-- start --

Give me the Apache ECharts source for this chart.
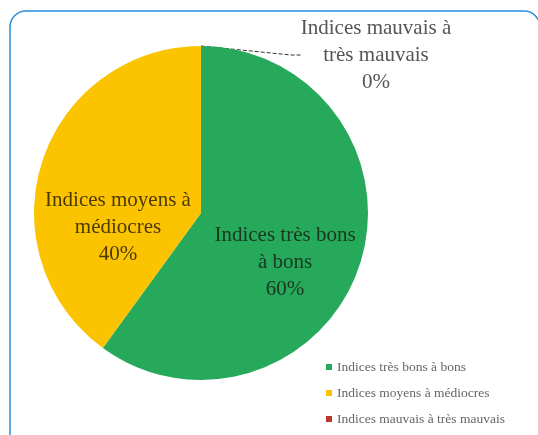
<!DOCTYPE html>
<html>
<head>
<meta charset="utf-8">
<script src="https://cdn.jsdelivr.net/npm/echarts@6/dist/echarts.min.js"></script>
<style>
  html, body { margin: 0; padding: 0; background: #ffffff; }
  #chart { width: 538px; height: 435px; }
</style>
</head>
<body>
<div id="chart"></div>
<script>
// Categories and their shares (percent)
const categories = [
  'Indices très bons à bons',
  'Indices moyens à médiocres',
  'Indices mauvais à très mauvais'
];
const values = [60, 40, 0];
// Slice captions, written over several lines
const sliceCaptions = [
  'Indices très bons\nà bons',
  'Indices moyens à\nmédiocres',
  'Indices mauvais à\ntrès mauvais'
];
const colors = ['#27a95c', '#fcc400', '#b83a2c'];

// Where each caption sits (centre of the text block)
const captionAnchors = [[285, 262], [118, 227], [376, 55]];
const captionColors = ['#17381f', '#4a3a00', '#555555'];

const chart = echarts.init(document.getElementById('chart'), null, { renderer: 'canvas' });

const option = {
  animation: false,
  backgroundColor: '#ffffff',
  color: colors,
  graphic: [{
    type: 'rect',
    shape: { x: 10, y: 11, width: 530, height: 440, r: 16 },
    style: { fill: 'none', stroke: '#2a8fdb', lineWidth: 1.5 },
    z: 100,
    silent: true
  }],
  legend: {
    orient: 'vertical',
    left: 321,
    top: 355,
    icon: 'rect',
    itemWidth: 6,
    itemHeight: 6,
    itemGap: 12,
    data: categories,
    textStyle: {
      fontFamily: 'Liberation Serif',
      fontSize: 13.5,
      color: '#666666'
    }
  },
  series: [{
    type: 'pie',
    center: [201, 213],
    radius: 167,
    startAngle: 90,
    clockwise: true,
    avoidLabelOverlap: false,
    itemStyle: { borderWidth: 0 },
    label: {
      fontFamily: 'Liberation Serif',
      fontSize: 21,
      lineHeight: 27,
      align: 'center',
      verticalAlign: 'middle'
    },
    labelLine: { show: false },
    labelLayout: function (params) {
      const a = captionAnchors[params.dataIndex];
      return { x: a[0], y: a[1], align: 'center', verticalAlign: 'middle' };
    },
    data: categories.map(function (name, i) {
      const outside = i === 2;
      return {
        name: name,
        value: values[i],
        label: {
          show: true,
          position: outside ? 'outside' : 'inside',
          color: captionColors[i],
          formatter: function (p) {
            return sliceCaptions[p.dataIndex] + '\n' + p.percent + '%';
          }
        },
        labelLine: outside ? {
          show: true,
          length: 10,
          length2: 10,
          lineStyle: { color: '#333333', type: 'dashed', width: 1 }
        } : { show: false }
      };
    })
  }]
};

chart.setOption(option);
</script>
</body>
</html>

-- end --

### TASK OBJECTIVE
Copy each line above precisely, dropping the pictures.

### ANSWER TO THIS EXERCISE
Give me the Apache ECharts source for this chart.
<!DOCTYPE html>
<html>
<head>
<meta charset="utf-8">
<script src="https://cdn.jsdelivr.net/npm/echarts@6/dist/echarts.min.js"></script>
<style>
  html, body { margin: 0; padding: 0; background: #ffffff; }
  #chart { width: 538px; height: 435px; }
</style>
</head>
<body>
<div id="chart"></div>
<script>
// Categories and their shares (percent)
const categories = [
  'Indices très bons à bons',
  'Indices moyens à médiocres',
  'Indices mauvais à très mauvais'
];
const values = [60, 40, 0];
// Slice captions, written over several lines
const sliceCaptions = [
  'Indices très bons\nà bons',
  'Indices moyens à\nmédiocres',
  'Indices mauvais à\ntrès mauvais'
];
const colors = ['#27a95c', '#fcc400', '#b83a2c'];

// Where each caption sits (centre of the text block)
const captionAnchors = [[285, 262], [118, 227], [376, 55]];
const captionColors = ['#17381f', '#4a3a00', '#555555'];

const chart = echarts.init(document.getElementById('chart'), null, { renderer: 'canvas' });

const option = {
  animation: false,
  backgroundColor: '#ffffff',
  color: colors,
  graphic: [{
    type: 'rect',
    shape: { x: 10, y: 11, width: 530, height: 440, r: 16 },
    style: { fill: 'none', stroke: '#2a8fdb', lineWidth: 1.5 },
    z: 100,
    silent: true
  }],
  legend: {
    orient: 'vertical',
    left: 321,
    top: 355,
    icon: 'rect',
    itemWidth: 6,
    itemHeight: 6,
    itemGap: 12,
    data: categories,
    textStyle: {
      fontFamily: 'Liberation Serif',
      fontSize: 13.5,
      color: '#666666'
    }
  },
  series: [{
    type: 'pie',
    center: [201, 213],
    radius: 167,
    startAngle: 90,
    clockwise: true,
    avoidLabelOverlap: false,
    itemStyle: { borderWidth: 0 },
    label: {
      fontFamily: 'Liberation Serif',
      fontSize: 21,
      lineHeight: 27,
      align: 'center',
      verticalAlign: 'middle'
    },
    labelLine: { show: false },
    labelLayout: function (params) {
      const a = captionAnchors[params.dataIndex];
      return { x: a[0], y: a[1], align: 'center', verticalAlign: 'middle' };
    },
    data: categories.map(function (name, i) {
      const outside = i === 2;
      return {
        name: name,
        value: values[i],
        label: {
          show: true,
          position: outside ? 'outside' : 'inside',
          color: captionColors[i],
          formatter: function (p) {
            return sliceCaptions[p.dataIndex] + '\n' + p.percent + '%';
          }
        },
        labelLine: outside ? {
          show: true,
          length: 10,
          length2: 10,
          lineStyle: { color: '#333333', type: 'dashed', width: 1 }
        } : { show: false }
      };
    })
  }]
};

chart.setOption(option);
</script>
</body>
</html>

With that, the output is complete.